Nesse sentido, podem ser observadas as Diretrizes Curriculares Nacionais para a Educação Infantil (1999), que fornecem elementos importantes para a revisão da Proposta Pedagógica do Ensino Fundamental, incorporando agora as crianças de 6 anos de idade. Questões essas que não devem ser entendidas a nosso ver apenas para crianças dessa faixa etária, mas que podem sim ser incorporadas e asseguradas durante todo o Ensino Fundamental I.
Num breve resumo dos aspectos sobre as Diretrizes Curriculares Nacionais destacamos que:
• As propostas pedagógicas devem considerar os aspectos físicos, emocionais, afetivos, cognitivo-lingüísticos e sociais da criança, entendendo que ela é um ser total, completo e indivisível.

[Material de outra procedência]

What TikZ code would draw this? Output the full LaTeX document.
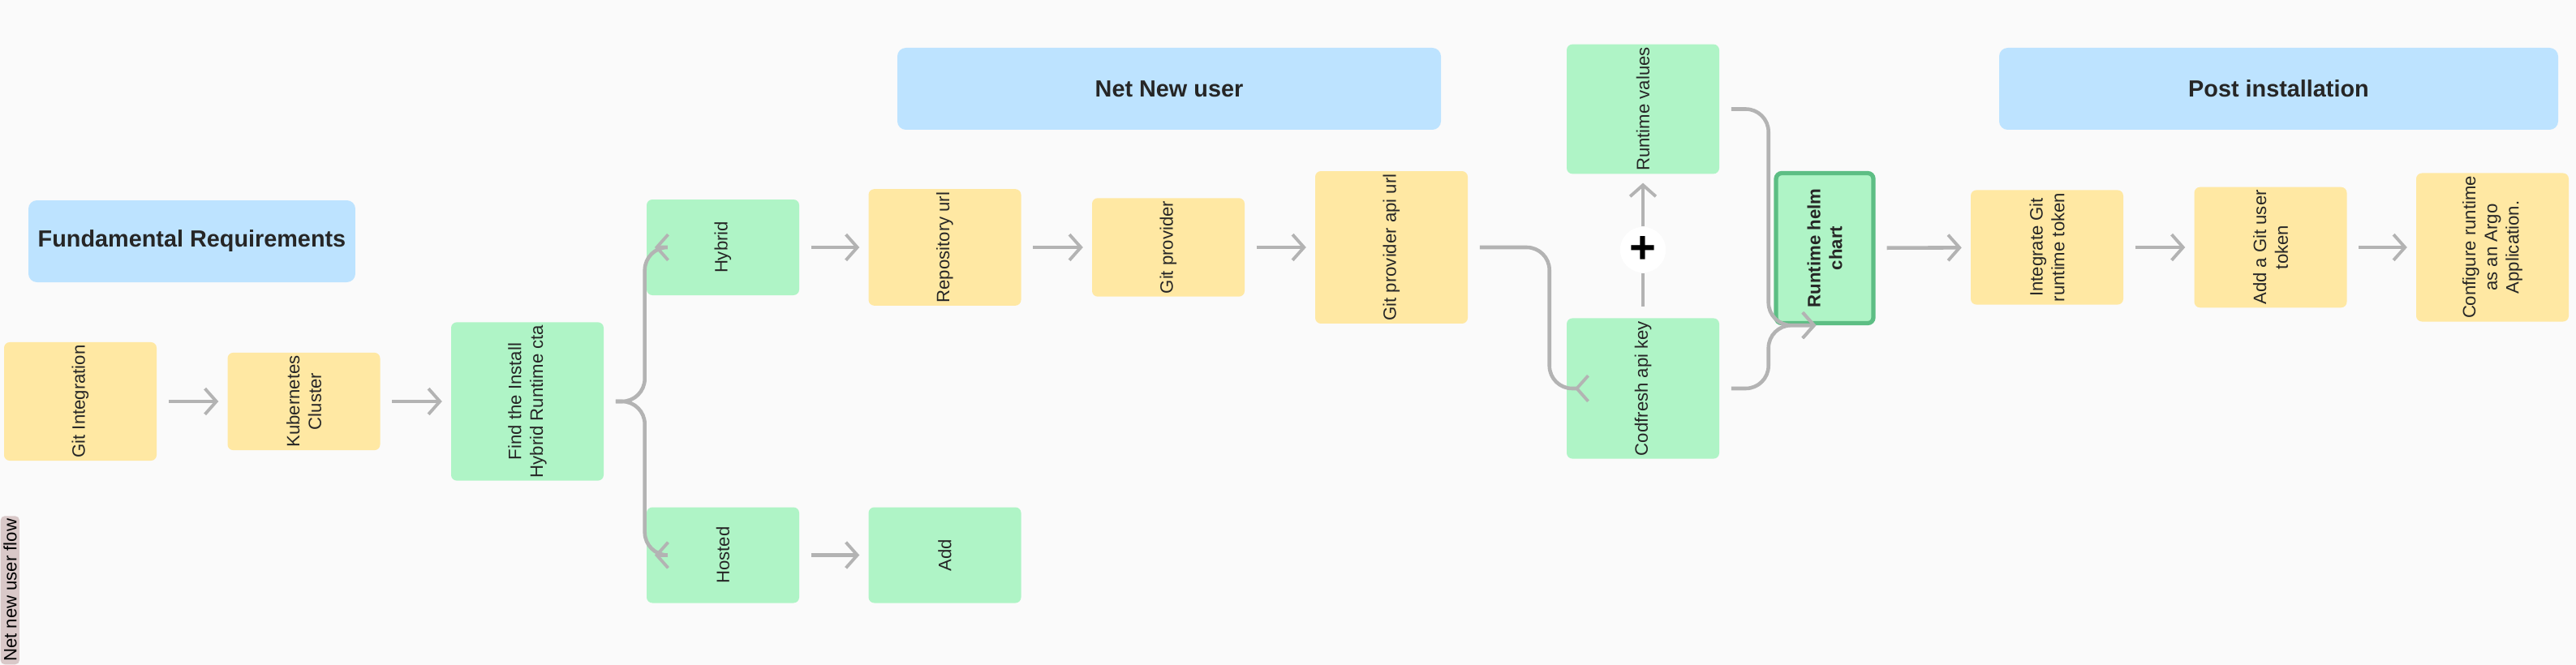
\documentclass[tikz,border=0pt]{standalone}
\usepackage{fontspec}
\setmainfont{Liberation Sans}
\usetikzlibrary{arrows.meta}
\definecolor{bgcol}{HTML}{FAFAFA}
\definecolor{ycol}{HTML}{FFE8A3}
\definecolor{gcol}{HTML}{AFF4C6}
\definecolor{bcol}{HTML}{BDE3FF}
\definecolor{gborder}{HTML}{5DBE84}
\definecolor{linecol}{HTML}{B3B3B3}
\definecolor{tagcol}{HTML}{D9C8C8}
\tikzset{
  card/.style={rounded corners=2pt, minimum width=1.18cm, minimum height=1.88cm,
    align=center, font=\fontsize{6.3}{7.6}\selectfont, text=black!85, rotate=90,
    inner sep=1pt},
  ycard/.style={card, fill=ycol},
  gcard/.style={card, fill=gcol},
  header/.style={rounded corners=3pt, fill=bcol, minimum height=1.01cm,
    font=\fontsize{8.2}{9}\selectfont\bfseries, text=black!85},
  flow/.style={draw=linecol, line width=1.3pt, rounded corners=8pt,
    -{Straight Barb[length=4pt,width=9pt,line width=1.1pt]}, shorten <=4pt, shorten >=3pt},
  link/.style={draw=linecol, line width=1.3pt, rounded corners=8pt, shorten <=4pt}
}
\begin{document}
\begin{tikzpicture}
\fill[bgcol] (0,0) rectangle (31.75,-8.2);
\useasboundingbox (0,0) rectangle (31.75,-8.2);
% headers
\node[header, minimum width=3.93cm] (fund) at (2.365,-2.975) {Fundamental Requirements};
\node[header, minimum width=6.7cm] (netnew) at (14.41,-1.095) {Net New user};
\node[header, minimum width=6.89cm] (post) at (28.085,-1.095) {Post installation};
% cards (rotated: width is the height)
\node[ycard] (git) at (0.99,-4.95) {Git Integration};
\node[ycard] (kube) at (3.745,-4.95) {Kubernetes\\Cluster};
\node[gcard] (find) at (6.5,-4.95) {Find the Install\\Hybrid Runtime cta};
\node[gcard] (hybrid) at (8.91,-3.05) {Hybrid};
\node[gcard] (hosted) at (8.91,-6.845) {Hosted};
\node[ycard] (repo) at (11.645,-3.05) {Repository url};
\node[gcard] (add) at (11.645,-6.845) {Add};
\node[ycard] (gitprov) at (14.4,-3.05) {Git provider};
\node[ycard] (apiurl) at (17.15,-3.05) {Git provider api url};
\node[gcard] (rtvals) at (20.25,-1.345) {Runtime values};
\node[gcard] (cfkey) at (20.25,-4.79) {Codfresh api key};
\node[gcard, draw=gborder, line width=1.5pt, minimum width=1.85cm, minimum height=1.2cm,
  font=\fontsize{6.3}{7.6}\selectfont\bfseries] (helm) at (22.49,-3.06) {Runtime helm\\chart};
\node[ycard] (integ) at (25.23,-3.05) {Integrate Git\\runtime token};
\node[ycard] (addtok) at (27.985,-3.05) {Add a Git user\\token};
\node[ycard] (conf) at (30.72,-3.05) {Configure runtime\\as an Argo\\Application.};
\node[circle, fill=white, inner sep=1pt, minimum size=0.5cm,
  font=\fontsize{16}{16}\selectfont\bfseries] (plus) at (20.25,-3.08) {+};
% side tag
\node[fill=tagcol, rounded corners=1.5pt, rotate=90, anchor=north west, inner sep=1pt,
  minimum height=0.2cm, minimum width=1.72cm, font=\fontsize{6.3}{7}\selectfont] (tag)
  at (0,-8.2) {Net new user flow};
% connectors
\draw[flow] (git) -- (kube);
\draw[flow] (kube) -- (find);
\draw[flow] (find.south) -- ++(0.5,0) |- (hybrid.north);
\draw[flow] (find.south) -- ++(0.5,0) |- (hosted.north);
\draw[flow] (hybrid) -- (repo);
\draw[flow] (hosted) -- (add);
\draw[flow] (repo) -- (gitprov);
\draw[flow] (gitprov) -- (apiurl);
\draw[flow] (apiurl.south) -- ++(1.0,0) |- (cfkey.north);
\draw[link] (cfkey.east) -- (plus.south);
\draw[flow, shorten <=0pt] (plus.north) -- (rtvals.west);
\draw[flow] (rtvals.south) -- ++(0.6,0) |- (helm.west);
\draw[flow] (cfkey.south) -- ++(0.6,0) |- (helm.west);
\draw[flow] (helm) -- (integ);
\draw[flow] (integ) -- (addtok);
\draw[flow] (addtok) -- (conf);
\end{tikzpicture}
\end{document}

• Devem buscar a integração entre diversas áreas do conhecimento e aspectos da vida cidadã como conteúdos básicos para a constituição de conhecimentos e valores.
• As múltiplas formas de diálogo e interação são o eixo de todo o trabalho pedagógico. Assim, o papel do professor é o de “provocar”, brincar, rir, apoiar, acolher, estabelecer limites, observar, estimular e desafiar a curiosidade e a criatividade. É sua função envolver-se com cada aluno, reconhecendo suas conquistas individuais e as coletivas, sobretudo as que promovam a autonomia, a responsabilidade e a solidariedade.
• Cabe à escola e aos professores elaborar uma proposta pedagógica que contemple a organização do espaço e do tempo na escola, os materiais necessários e as parcerias com a família de cada criança.
Com isso, surge um novo momento das escolas brasileiras, que deve ser pensado, refletido, entendido e só então incorporado, para que os resultados sejam positivos, no sentido de qualidade do ensino, para tanto, os professores precisam ser capacitados e as condições estruturais precisam ser oferecidas às escolas.
Frente a esses aspectos do processo de alfabetização que vivemos atualmente, destacamos alguns teóricos e autores, que contribuíram para o desenvolvimento desse trabalho, assim como nortearam nossa prática durante os testes e intervenções propostas nesse estudo experimental.